+++ Data provided
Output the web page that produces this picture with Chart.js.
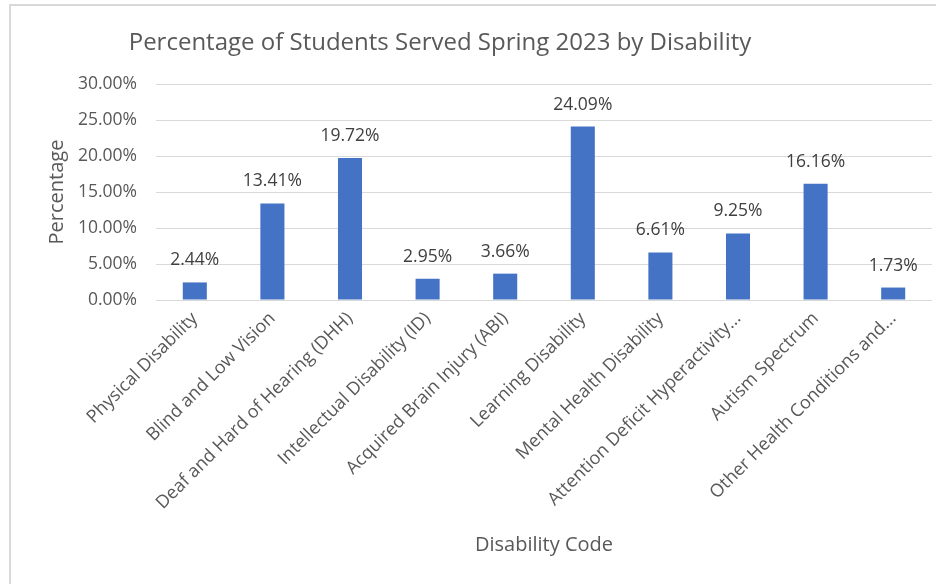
<!DOCTYPE html>
<html>
<head>
<meta charset="utf-8">
<script src="https://cdn.jsdelivr.net/npm/chart.js@4/dist/chart.umd.min.js"></script>
<style>
  body { margin: 0; background: #fff; }
  .wrap { position: relative; width: 936px; height: 584px; overflow: hidden; }
  .frame { position: absolute; left: 9px; top: 4px; width: 940px; height: 600px; border: 2px solid #d9d9d9; box-sizing: border-box; }
  canvas { position: absolute; left: 0; top: 0; }
</style>
</head>
<body>
<div class="wrap">
  <div class="frame"></div>
  <canvas class="barChart" width="936" height="584"></canvas>
</div>
<script>
const chartTitle = 'Percentage of Students Served Spring 2023 by Disability';
const categories = [
  'Physical Disability',
  'Blind and Low Vision',
  'Deaf and Hard of Hearing (DHH)',
  'Intellectual Disability (ID)',
  'Acquired Brain Injury (ABI)',
  'Learning Disability',
  'Mental Health Disability',
  'Attention Deficit Hyperactivity...',
  'Autism Spectrum',
  'Other Health Conditions and...'
];
const percentages = [2.44, 13.41, 19.72, 2.95, 3.66, 24.09, 6.61, 9.25, 16.16, 1.73];
const yTicks = [0, 5, 10, 15, 20, 25, 30];

const fontFamily = '"Open Sans", "Noto Sans", sans-serif';
const textGray = '#595959';

// title sits a little left of centre, like the spreadsheet export
const titlePlugin = {
  id: 'sheetTitle',
  afterDraw(chart) {
    const ctx = chart.ctx;
    ctx.save();
    ctx.font = '24px ' + fontFamily;
    ctx.fillStyle = textGray;
    ctx.textAlign = 'center';
    ctx.textBaseline = 'middle';
    ctx.fillText(chartTitle, 440, 43);
    ctx.restore();
  }
};

// value labels above each bar
const valueLabels = {
  id: 'valueLabels',
  afterDatasetsDraw(chart) {
    const ctx = chart.ctx;
    const meta = chart.getDatasetMeta(0);
    ctx.save();
    ctx.font = '17.5px ' + fontFamily;
    ctx.fillStyle = '#404040';
    ctx.textAlign = 'center';
    ctx.textBaseline = 'middle';
    meta.data.forEach((bar, i) => {
      ctx.fillText(percentages[i].toFixed(2) + '%', bar.x, bar.y - 22);
    });
    ctx.restore();
  }
};

let barCanvas = document.querySelector('.barChart').getContext('2d');

let barChart = new Chart(barCanvas, {
  type: 'bar',
  data: {
    labels: categories,
    datasets: [{
      data: percentages,
      backgroundColor: '#4472c4',
      borderWidth: 0,
      barPercentage: 0.31,
      categoryPercentage: 1
    }]
  },
  options: {
    responsive: false,
    animation: false,
    layout: { padding: { top: 84, right: 4, left: 0, bottom: 0 } },
    plugins: {
      legend: { display: false },
      title: { display: false },
      tooltip: { enabled: false }
    },
    scales: {
      x: {
        grid: { display: false, drawTicks: false },
        border: { display: false },
        ticks: {
          color: textGray,
          font: { family: fontFamily, size: 18 },
          maxRotation: 45,
          minRotation: 45,
          autoSkip: false,
          padding: 8
        },
        title: {
          display: true,
          text: 'Disability Code',
          color: textGray,
          font: { family: fontFamily, size: 20 },
          padding: { top: 0, bottom: 27 }
        },
        afterFit(scale) { scale.height = 284; }
      },
      y: {
        min: 0,
        max: 30,
        afterBuildTicks(scale) { scale.ticks = yTicks.map(v => ({ value: v })); },
        grid: { color: '#d9d9d9', lineWidth: 1, drawTicks: false },
        border: { display: false },
        ticks: {
          color: textGray,
          font: { family: fontFamily, size: 17.5 },
          padding: 19,
          callback: v => v.toFixed(2) + '%'
        },
        title: {
          display: true,
          text: 'Percentage',
          color: textGray,
          font: { family: fontFamily, size: 20 },
          padding: { top: 45, bottom: 0 }
        },
        afterFit(scale) { scale.width = 156; }
      }
    }
  },
  plugins: [titlePlugin, valueLabels]
});
</script>
</body>
</html>
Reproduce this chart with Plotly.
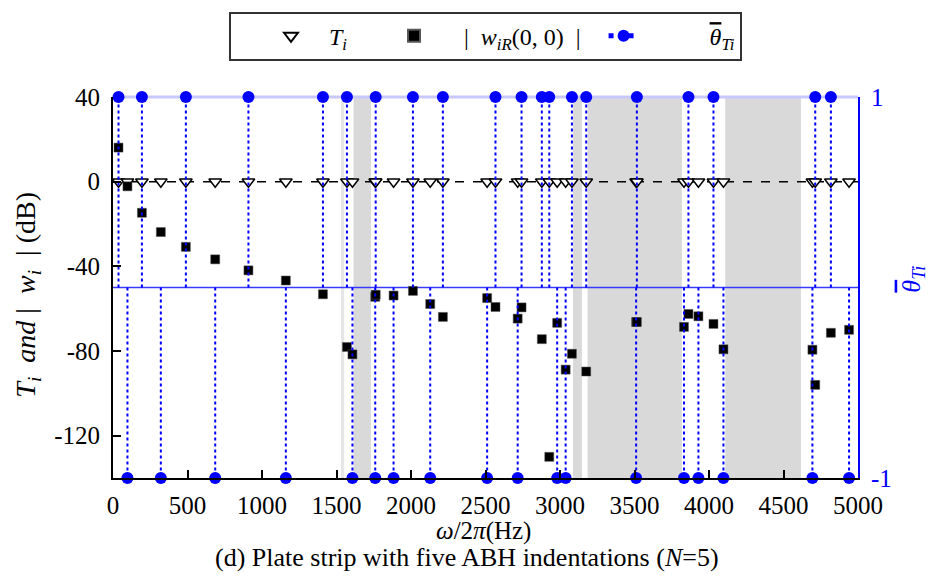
++++++
■ Task details
Make an exact copy of the data, leaving its pictures out.

■ The answer
Output the web page that produces this picture with Chart.js.
<!DOCTYPE html>
<html>
<head>
<meta charset="utf-8">
<script src="https://cdn.jsdelivr.net/npm/chart.js@4/dist/chart.umd.min.js"></script>
<style>
  body { margin: 0; background: #fff; }
  .wrap { position: relative; width: 936px; height: 584px; overflow: hidden; }
  .frame { position: absolute; left: 9px; top: 4px; width: 940px; height: 600px; border: 2px solid #d9d9d9; box-sizing: border-box; }
  canvas { position: absolute; left: 0; top: 0; }
</style>
</head>
<body>
<div class="wrap">
  <div class="frame"></div>
  <canvas class="barChart" width="936" height="584"></canvas>
</div>
<script>
const chartTitle = 'Percentage of Students Served Spring 2023 by Disability';
const categories = [
  'Physical Disability',
  'Blind and Low Vision',
  'Deaf and Hard of Hearing (DHH)',
  'Intellectual Disability (ID)',
  'Acquired Brain Injury (ABI)',
  'Learning Disability',
  'Mental Health Disability',
  'Attention Deficit Hyperactivity...',
  'Autism Spectrum',
  'Other Health Conditions and...'
];
const percentages = [2.44, 13.41, 19.72, 2.95, 3.66, 24.09, 6.61, 9.25, 16.16, 1.73];
const yTicks = [0, 5, 10, 15, 20, 25, 30];

const fontFamily = '"Open Sans", "Noto Sans", sans-serif';
const textGray = '#595959';

// title sits a little left of centre, like the spreadsheet export
const titlePlugin = {
  id: 'sheetTitle',
  afterDraw(chart) {
    const ctx = chart.ctx;
    ctx.save();
    ctx.font = '24px ' + fontFamily;
    ctx.fillStyle = textGray;
    ctx.textAlign = 'center';
    ctx.textBaseline = 'middle';
    ctx.fillText(chartTitle, 440, 43);
    ctx.restore();
  }
};

// value labels above each bar
const valueLabels = {
  id: 'valueLabels',
  afterDatasetsDraw(chart) {
    const ctx = chart.ctx;
    const meta = chart.getDatasetMeta(0);
    ctx.save();
    ctx.font = '17.5px ' + fontFamily;
    ctx.fillStyle = '#404040';
    ctx.textAlign = 'center';
    ctx.textBaseline = 'middle';
    meta.data.forEach((bar, i) => {
      ctx.fillText(percentages[i].toFixed(2) + '%', bar.x, bar.y - 22);
    });
    ctx.restore();
  }
};

let barCanvas = document.querySelector('.barChart').getContext('2d');

let barChart = new Chart(barCanvas, {
  type: 'bar',
  data: {
    labels: categories,
    datasets: [{
      data: percentages,
      backgroundColor: '#4472c4',
      borderWidth: 0,
      barPercentage: 0.31,
      categoryPercentage: 1
    }]
  },
  options: {
    responsive: false,
    animation: false,
    layout: { padding: { top: 84, right: 4, left: 0, bottom: 0 } },
    plugins: {
      legend: { display: false },
      title: { display: false },
      tooltip: { enabled: false }
    },
    scales: {
      x: {
        grid: { display: false, drawTicks: false },
        border: { display: false },
        ticks: {
          color: textGray,
          font: { family: fontFamily, size: 18 },
          maxRotation: 45,
          minRotation: 45,
          autoSkip: false,
          padding: 8
        },
        title: {
          display: true,
          text: 'Disability Code',
          color: textGray,
          font: { family: fontFamily, size: 20 },
          padding: { top: 0, bottom: 27 }
        },
        afterFit(scale) { scale.height = 284; }
      },
      y: {
        min: 0,
        max: 30,
        afterBuildTicks(scale) { scale.ticks = yTicks.map(v => ({ value: v })); },
        grid: { color: '#d9d9d9', lineWidth: 1, drawTicks: false },
        border: { display: false },
        ticks: {
          color: textGray,
          font: { family: fontFamily, size: 17.5 },
          padding: 19,
          callback: v => v.toFixed(2) + '%'
        },
        title: {
          display: true,
          text: 'Percentage',
          color: textGray,
          font: { family: fontFamily, size: 20 },
          padding: { top: 45, bottom: 0 }
        },
        afterFit(scale) { scale.width = 156; }
      }
    }
  },
  plugins: [titlePlugin, valueLabels]
});
</script>
</body>
</html>
Reproduce this chart with Plotly.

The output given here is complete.